Arabian Epigraphic Notes, http://arabianepigraphicnotes.org
December 2015 saw the formal launch of the Journal Arabian Epigraphic Notes (http://arabianepigraphicnotes.org/) during the LUCIS-LeiCenSAA Conference “Arabian Archeology in the 21st Century” .
Author: Birte Kristiansen, Subject librarian Middle East and the Islamic world, b.kristiansen@library.leidenuniv.nl
December 2015 saw the formal launch of the Journal Arabian Epigraphic Notes
(http://arabianepigraphicnotes.org/) during the LUCIS-LeiCenSAA Conference “Arabian Archeology in the 21st Century” .
The journal is an initiative of the Leiden Center for the Study of Ancient Arabia and has been created in close cooperation with Leiden University Libraries. The need for ‘their own’ journal had been felt for several years in the quickly developing discipline of Arabian Epigraphy and several publishers showed interest to set up this journal with an impressive editorial board already in place. However, the LeiCenSAA had a very strong wish to publish Open Access, without Article Processing Charges for the author, and ensuring quick publication after peer-review, a combination that proved hard to find. That is why the Editor-in-chief, Ahmad al-Jallad, changed his approach and decided to set it up himself in cooperation with the library and Academia.

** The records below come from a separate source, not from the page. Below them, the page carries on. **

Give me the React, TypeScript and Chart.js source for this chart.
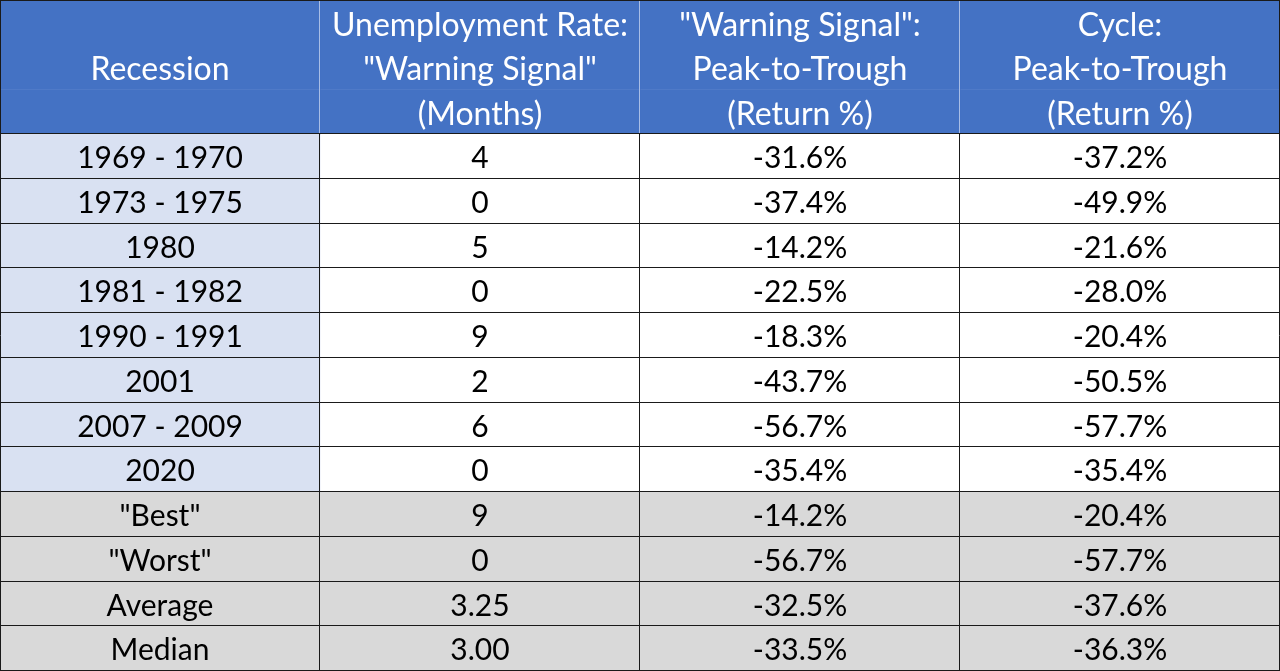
import React, { useEffect, useRef } from 'react';
import { Chart, registerables } from 'chart.js';

Chart.register(...registerables);

// ---- Data ----
const headerCol1: string[] = ['', 'Recession', ''];
const headerCol2: string[] = ['Unemployment Rate:', '"Warning Signal"', '(Months)'];
const headerCol3: string[] = ['"Warning Signal":', 'Peak-to-Trough', '(Return %)'];
const headerCol4: string[] = ['Cycle:', 'Peak-to-Trough', '(Return %)'];

const recessions: string[] = [
  '1969 - 1970', '1973 - 1975', '1980', '1981 - 1982', '1990 - 1991', '2001',
  '2007 - 2009', '2020', '"Best"', '"Worst"', 'Average', 'Median',
];
const warningMonths: string[] = ['4', '0', '5', '0', '9', '2', '6', '0', '9', '0', '3.25', '3.00'];
const warningReturn: string[] = ['-31.6%', '-37.4%', '-14.2%', '-22.5%', '-18.3%', '-43.7%', '-56.7%', '-35.4%', '-14.2%', '-56.7%', '-32.5%', '-33.5%'];
const cycleReturn: string[] = ['-37.2%', '-49.9%', '-21.6%', '-28.0%', '-20.4%', '-50.5%', '-57.7%', '-35.4%', '-20.4%', '-57.7%', '-37.6%', '-36.3%'];
const summaryRows: string[] = ['"Best"', '"Worst"', 'Average', 'Median'];
const headerRowKeys: string[] = ['header-1', 'header-2', 'header-3'];

// ---- Styles ----
const BLUE = '#4472C4';
const LIGHT_BLUE = '#D9E1F2';
const GREY = '#D9D9D9';
const WHITE = '#FFFFFF';
const LINE = '#1a1a1a';
const HEADER_SEP = '#A9BEE6';
const BODY_FONT = '30px Lato';
const HEADER_FONT = '32px Lato';

export default function App() {
  const canvasRef = useRef<HTMLCanvasElement | null>(null);

  useEffect(() => {
    const canvas = canvasRef.current;
    if (!canvas) return;
    const labels = [...headerRowKeys, ...recessions];
    const headerCols = [headerCol1, headerCol2, headerCol3, headerCol4];
    const bodyCols = [recessions, warningMonths, warningReturn, cycleReturn];
    const nHeader = headerRowKeys.length;

    const fillFor = (col: number) => (ctx: any) => {
      const i = ctx.dataIndex;
      if (i < nHeader) return BLUE;
      const name = recessions[i - nHeader];
      if (summaryRows.includes(name)) return GREY;
      if (col === 0) return LIGHT_BLUE;
      return WHITE;
    };

    const tablePlugin = {
      id: 'tableLines',
      afterDraw(chart: any) {
        const { ctx, chartArea } = chart;
        const xs = chart.scales.x;
        const ys = chart.scales.y;
        const step = ys.getPixelForValue(1) - ys.getPixelForValue(0);
        const half = step / 2;
        const W = chart.width;
        const H = chart.height;
        const al = (v: number, max: number) => Math.min(max - 0.5, Math.max(0.5, Math.round(v) - 0.5));
        const boundary = (k: number) => (k < labels.length ? ys.getPixelForValue(k) - half : ys.getPixelForValue(labels.length - 1) + half);
        const headerBottom = al(boundary(nHeader), H);

        ctx.save();
        ctx.lineWidth = 1;
        // horizontal lines
        ctx.strokeStyle = LINE;
        const hk = [0];
        for (let k = nHeader; k <= labels.length; k++) hk.push(k);
        for (const k of hk) {
          const y = al(boundary(k), H);
          ctx.beginPath();
          ctx.moveTo(chartArea.left, y);
          ctx.lineTo(chartArea.right, y);
          ctx.stroke();
        }
        // vertical lines
        for (let c = 0; c <= headerCols.length; c++) {
          const x = al(xs.getPixelForValue(c), W);
          if (c === 0 || c === headerCols.length) {
            ctx.strokeStyle = LINE;
            ctx.beginPath();
            ctx.moveTo(x, chartArea.top);
            ctx.lineTo(x, chartArea.bottom);
            ctx.stroke();
          } else {
            ctx.strokeStyle = HEADER_SEP;
            ctx.beginPath();
            ctx.moveTo(x, chartArea.top + 1);
            ctx.lineTo(x, headerBottom - 0.5);
            ctx.stroke();
            ctx.strokeStyle = LINE;
            ctx.beginPath();
            ctx.moveTo(x, headerBottom);
            ctx.lineTo(x, chartArea.bottom);
            ctx.stroke();
          }
        }
        // text
        ctx.textAlign = 'center';
        ctx.textBaseline = 'middle';
        for (let c = 0; c < headerCols.length; c++) {
          const cx = xs.getPixelForValue(c + 0.5);
          ctx.font = HEADER_FONT;
          ctx.fillStyle = WHITE;
          headerCols[c].forEach((t, r) => {
            if (t) ctx.fillText(t, cx, ys.getPixelForValue(r) + 3);
          });
          ctx.font = BODY_FONT;
          ctx.fillStyle = '#000000';
          bodyCols[c].forEach((t, r) => {
            ctx.fillText(t, cx, ys.getPixelForValue(r + nHeader) + 2);
          });
        }
        ctx.restore();
      },
    };

    const chart = new Chart(canvas, {
      type: 'bar',
      data: {
        labels,
        datasets: bodyCols.map((_, c) => ({
          label: `col${c}`,
          data: labels.map(() => 1),
          backgroundColor: fillFor(c),
          borderWidth: 0,
          barPercentage: 1,
          categoryPercentage: 1,
        })),
      },
      options: {
        indexAxis: 'y',
        responsive: false,
        animation: false,
        layout: { padding: 0 },
        scales: {
          x: { type: 'linear', stacked: true, min: 0, max: 4, display: false },
          y: { type: 'category', stacked: true, display: false },
        },
        plugins: {
          legend: { display: false },
          tooltip: { enabled: false },
        },
      },
      plugins: [tablePlugin],
    } as any);

    return () => chart.destroy();
  }, []);

  return (
    <div style={{ position: 'fixed', left: 0, top: 0, width: 1280, height: 671, background: '#fff' }}>
      <canvas ref={canvasRef} width={1280} height={671} style={{ display: 'block' }} />
    </div>
  );
}
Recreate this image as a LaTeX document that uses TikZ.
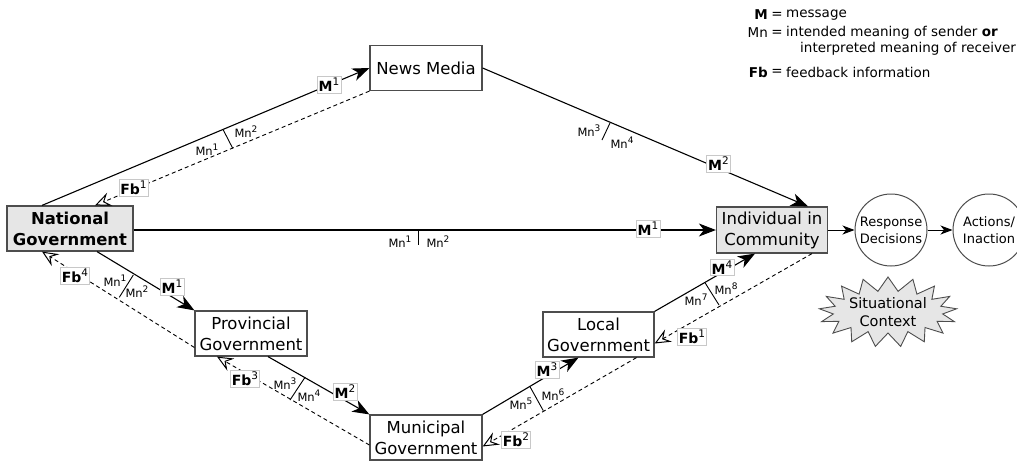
\documentclass[tikz,border=0pt]{standalone}
\usepackage{fontspec}
\setmainfont{DejaVu Sans}
\usetikzlibrary{arrows.meta,shapes.symbols,calc}
\definecolor{gfill}{HTML}{E6E6E6}
\definecolor{boxc}{HTML}{4D4D4D}
\definecolor{lblc}{HTML}{C8C8C8}
\newcommand\sups[1]{\raisebox{0.42em}{\mdseries\fontsize{10.5}{11}\selectfont#1}}
\newcommand\msup[1]{\raisebox{0.42em}{\fontsize{9}{10}\selectfont#1}}
\begin{document}
\begin{tikzpicture}[x=1pt,y=-1pt,
  box/.style={draw=boxc, line width=1.2pt, minimum width=112pt, minimum height=45pt, align=center, inner sep=2pt, font=\fontsize{16.5}{21}\selectfont},
  gbox/.style={box, fill=gfill},
  circ/.style={circle, draw=boxc, line width=1pt, minimum size=72pt, inner sep=0pt, align=center, font=\fontsize{13}{17}\selectfont},
  lbl/.style={draw=lblc, fill=white, inner sep=1.5pt, line width=0.6pt, font=\fontsize{14}{14}\selectfont\bfseries},
  mnl/.style={inner sep=0pt, font=\fontsize{11.5}{12}\selectfont},
  msg/.style={line width=1.1pt, -{Stealth[length=17pt,width=13pt,inset=5pt]}},
  smsg/.style={line width=1pt, -{Stealth[length=12pt,width=9pt,inset=3.5pt]}},
  fb/.style={line width=0.9pt, dash pattern=on 4pt off 3pt, -{Stealth[open,length=16pt,width=14pt,inset=6pt,line width=1pt]}},
  tickl/.style={line width=0.9pt},
  leg/.style={inner sep=0pt, font=\fontsize{13.5}{16}\selectfont}
]
\useasboundingbox (0,0) rectangle (1017,461);

% nodes
\node[gbox, minimum width=126pt, font=\fontsize{16.4}{21}\selectfont\bfseries] (nat) at (70,228.5) {National\\Government};
\node[box] (news) at (426,68) {News Media};
\node[gbox, minimum width=111pt, minimum height=46pt] (ind) at (772,230) {Individual in\\Community};
\node[box] (prov) at (251,333.5) {Provincial\\Government};
\node[box] (mun) at (426,437.5) {Municipal\\Government};
\node[box, minimum width=111pt] (loc) at (598.5,334.5) {Local\\Government};
\node[circ] (resp) at (891,230) {Response\\Decisions};
\node[circ] (act) at (989,230) {Actions/\\Inaction};
\node[starburst, starburst points=17, starburst point height=14pt, random starburst=0, draw=boxc, fill=gfill, line width=0.9pt, align=center, inner sep=0pt, minimum width=123pt, minimum height=70pt, font=\fontsize{14.5}{18.5}\selectfont] (sit) at (888,312) {Situational\\Context};

% connectors
\draw[msg] ([xshift=-28pt]nat.north) -- (news.west);
\draw[fb] (news.south west) -- ([xshift=25pt]nat.north);
\draw[msg] (news.east) -- ([xshift=36pt]ind.north);
\draw[msg] (nat.east |- ind.west) -- (ind.west);
\draw[msg] ([xshift=27pt]nat.south) -- (prov.north west);
\draw[fb] ([yshift=-14pt]prov.west) -- ([xshift=-28pt]nat.south);
\draw[msg] ([xshift=17pt]prov.south) -- (mun.north west);
\draw[fb] ([yshift=-7.5pt]mun.west) -- ([xshift=-34pt]prov.south);
\draw[msg] (mun.north east) -- ([xshift=-20pt]loc.south);
\draw[fb] ([xshift=38pt]loc.south) -- ([yshift=-9pt]mun.east);
\draw[msg] (loc.north east) -- ([xshift=-17pt]ind.south);
\draw[fb] ([xshift=40pt]ind.south) -- ([yshift=-9pt]loc.east);
\draw[smsg] (ind) -- (resp);
\draw[smsg] (resp) -- (act);

% ticks
\draw[tickl] (223.3,130) -- (232.7,148.3);
\draw[tickl] (610,123) -- (602,140);
\draw[tickl] (418,230) -- (418,245);
\draw[tickl] (133.3,275) -- (119.3,297.3);
\draw[tickl] (305,377.3) -- (290,400);
\draw[tickl] (530,386.7) -- (543.3,410.7);
\draw[tickl] (705,282.7) -- (719,305);

% Mn labels
\node[mnl] (mn1a) at (207,150) {Mn\msup{1}};
\node[mnl] (mn2a) at (246,132) {Mn\msup{2}};
\node[mnl] (mn3b) at (589,131) {Mn\msup{3}};
\node[mnl] (mn4b) at (622,143) {Mn\msup{4}};
\node[mnl] (mn1c) at (400,242) {Mn\msup{1}};
\node[mnl] (mn2c) at (438,242) {Mn\msup{2}};
\node[mnl] (mn1d) at (115,281) {Mn\msup{1}};
\node[mnl] (mn2d) at (137,292) {Mn\msup{2}};
\node[mnl] (mn3e) at (285,384) {Mn\msup{3}};
\node[mnl] (mn4e) at (309,396) {Mn\msup{4}};
\node[mnl] (mn5f) at (521,404) {Mn\msup{5}};
\node[mnl] (mn6f) at (553,395) {Mn\msup{6}};
\node[mnl] (mn7g) at (696,300) {Mn\msup{7}};
\node[mnl] (mn8g) at (726,289) {Mn\msup{8}};

% M / Fb labels
\node[lbl] (m1a) at (329,85) {M\sups{1}};
\node[lbl] (fb1a) at (133.5,188) {Fb\sups{1}};
\node[lbl] (m2b) at (718.5,164) {M\sups{2}};
\node[lbl] (m1c) at (648,229) {M\sups{1}};
\node[lbl] (m1d) at (172,287) {M\sups{1}};
\node[lbl] (fb4d) at (75,275.5) {Fb\sups{4}};
\node[lbl] (m2e) at (345,392) {M\sups{2}};
\node[lbl] (fb3e) at (245,378.5) {Fb\sups{3}};
\node[lbl] (m3f) at (547,369.5) {M\sups{3}};
\node[lbl] (fb2f) at (516,440) {Fb\sups{2}};
\node[lbl] (m4g) at (722,267.5) {M\sups{4}};
\node[lbl] (fb1g) at (692,337) {Fb\sups{1}};

% legend
\node[leg, anchor=east] (lgm) at (768,15) {\textbf{M}};
\node[leg] (lge1) at (777,15) {=};
\node[leg, anchor=west] (lgt1) at (786,15) {message};
\node[leg, anchor=east] (lgmn) at (768,33) {Mn};
\node[leg] (lge2) at (777,33) {=};
\node[leg, anchor=west] (lgt2) at (786,33) {intended meaning of sender \textbf{or}};
\node[leg, anchor=west] (lgt3) at (800,49) {interpreted meaning of receiver};
\node[leg, anchor=east] (lgfb) at (768,72) {\textbf{Fb}};
\node[leg] (lge3) at (777,72) {=};
\node[leg, anchor=west] (lgt4) at (786,72) {feedback information};
\end{tikzpicture}
\end{document}
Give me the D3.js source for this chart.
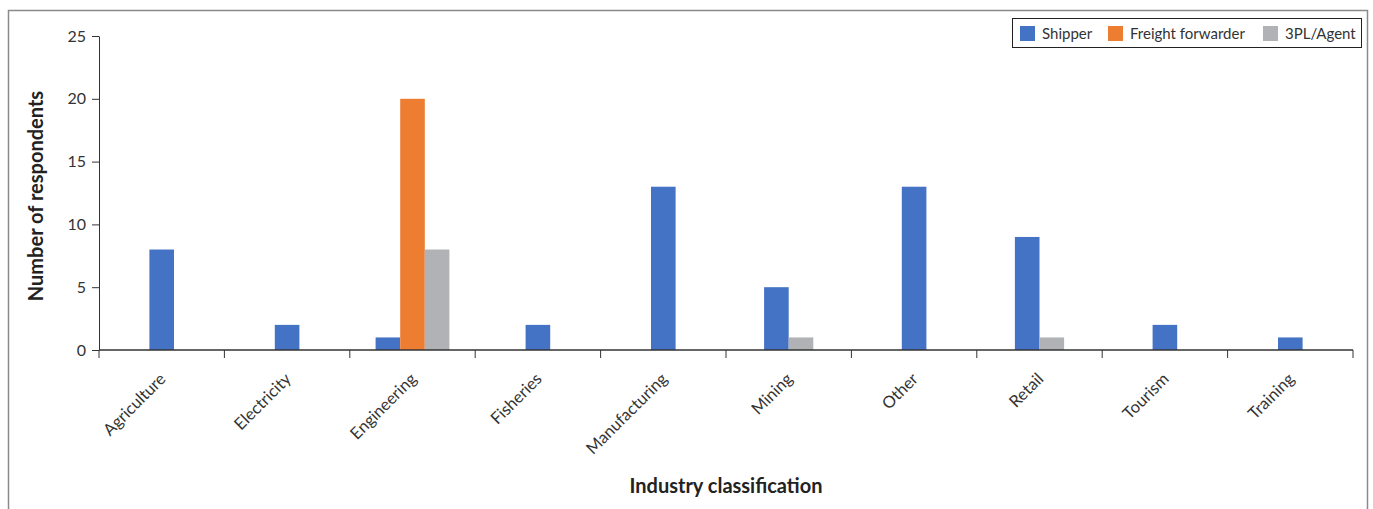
<!DOCTYPE html>
<html><head><meta charset="utf-8">
<script src="https://cdn.jsdelivr.net/npm/d3@7"></script>
<style>body{margin:0;background:#fff;}svg{display:block;font-family:Lato,"Open Sans",sans-serif;}</style>
</head><body>
<script>
const categories = ["Agriculture","Electricity","Engineering","Fisheries","Manufacturing","Mining","Other","Retail","Tourism","Training"];
const seriesNames = ["Shipper","Freight forwarder","3PL/Agent"];
const shipper = [8,2,1,2,13,5,13,9,2,1];
const freightForwarder = [0,0,20,0,0,0,0,0,0,0];
const agent3PL = [0,0,8,0,0,1,0,1,0,0];
const yTicks = [0,5,10,15,20,25];
const colors = ["#4472C4","#ED7D31","#B1B2B5"];

const W = 1373, H = 509;
const svg = d3.select("body").append("svg").attr("width", W).attr("height", H);
svg.append("rect").attr("x",8.5).attr("y",10.5).attr("width",1359).attr("height",510)
  .attr("fill","none").attr("stroke","#8a8a8a").attr("stroke-width",1.5);

const x0 = 99, x1 = 1353, yTop = 36, yBot = 350;
const x = d3.scaleBand().domain(categories).range([x0, x1]).padding(0);
const y = d3.scaleLinear().domain([0,25]).range([yBot, yTop]);
const barW = 24.6;

const seriesVals = [shipper, freightForwarder, agent3PL];
categories.forEach((c, i) => {
  const present = seriesVals.map((s, k) => ({k, v: s[i]})).filter(d => d.v > 0);
  const cx = x(c) + x.bandwidth()/2;
  const start = cx - present.length * barW / 2;
  present.forEach((d, j) => {
    svg.append("rect").attr("x", start + j*barW).attr("y", y(d.v))
      .attr("width", barW).attr("height", yBot - y(d.v)).attr("fill", colors[d.k]);
  });
});

// y axis
const yAxis = d3.axisLeft(y).tickValues(yTicks).tickSize(7).tickPadding(6).tickSizeOuter(0);
const gy = svg.append("g").attr("transform", `translate(${x0},0)`).call(yAxis);
gy.select(".domain").attr("stroke","#333");
gy.selectAll(".tick line").attr("stroke","#333");
gy.selectAll(".tick text").attr("font-size",16).attr("fill","#333").attr("font-family","Lato,'Open Sans',sans-serif");

// x axis
const xTickPos = categories.map(c => x(c)).concat([x1]);
const gx = svg.append("g");
gx.append("line").attr("x1", x0).attr("x2", x1).attr("y1", yBot).attr("y2", yBot).attr("stroke","#333").attr("stroke-width",1.3);
gx.selectAll("line.t").data(xTickPos).join("line").attr("class","t")
  .attr("x1", d=>d).attr("x2", d=>d).attr("y1", yBot).attr("y2", yBot+8).attr("stroke","#333");
gx.selectAll("text").data(categories).join("text")
  .attr("transform", d => `translate(${x(d)+x.bandwidth()/2+5},${yBot+30}) rotate(-45)`)
  .attr("text-anchor","end").attr("font-size",16.5).attr("fill","#333").text(d=>d);

// axis titles
svg.append("text").attr("transform","translate(43,196) rotate(-90)").attr("text-anchor","middle")
  .attr("font-size",20).attr("font-weight","bold").attr("fill","#222").text("Number of respondents");
svg.append("text").attr("x",726).attr("y",493).attr("text-anchor","middle")
  .attr("font-size",20).attr("font-weight","bold").attr("fill","#222").text("Industry classification");

// legend
const lg = svg.append("g");
lg.append("rect").attr("x",1012.5).attr("y",18.5).attr("width",349).attr("height",29)
  .attr("fill","#fff").attr("stroke","#222").attr("stroke-width",1);
const legX = [1020, 1108, 1263];
seriesNames.forEach((n, k) => {
  lg.append("rect").attr("x", legX[k]).attr("y", 26).attr("width", 15).attr("height", 15).attr("fill", colors[k]);
  lg.append("text").attr("x", legX[k]+22).attr("y", 39).attr("font-size",15).attr("fill","#333").text(n);
});
</script>
</body></html>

Leiden University Libraries is taking on the responsibility for the long-term storage of the articles through the institutional repository. Academia developed, especially for this project, a closed forum that enables all those who are invited to peer-review to simultaneously comment and discuss the paper that is on review. After a set amount of days (usually about twenty) the review closes and all the comments are anonymized and sent back to the author. As soon as the paper is ready it is published. So instead of sending out the paper to one or two peer-reviewers it is now sent out to a whole group of reviewers, who can each of them concentrate on their own expertise even if that is sometimes only a short passage. Considering the very broad multidisciplinary knowledge that is necessary to move this field forward on the crossroad of archaeology, Semitic languages, Arabic, Greek, linguistics and history, this approach really enhances the progress of this discipline.
At the end of each year the ‘ volume’, consisting of all the articles published during that year, closes and a new volume opens up for the following year. Though the role of the library in this project is modest, it has proved vital because long-term preservation and accessibility as well as persistent identifiers (in the form of handles) are very important for this initiative to succeed. Moreover the expertise present at the library concerning Open Access, findability, metadata and preservation helped shaping this innovative new way of publishing.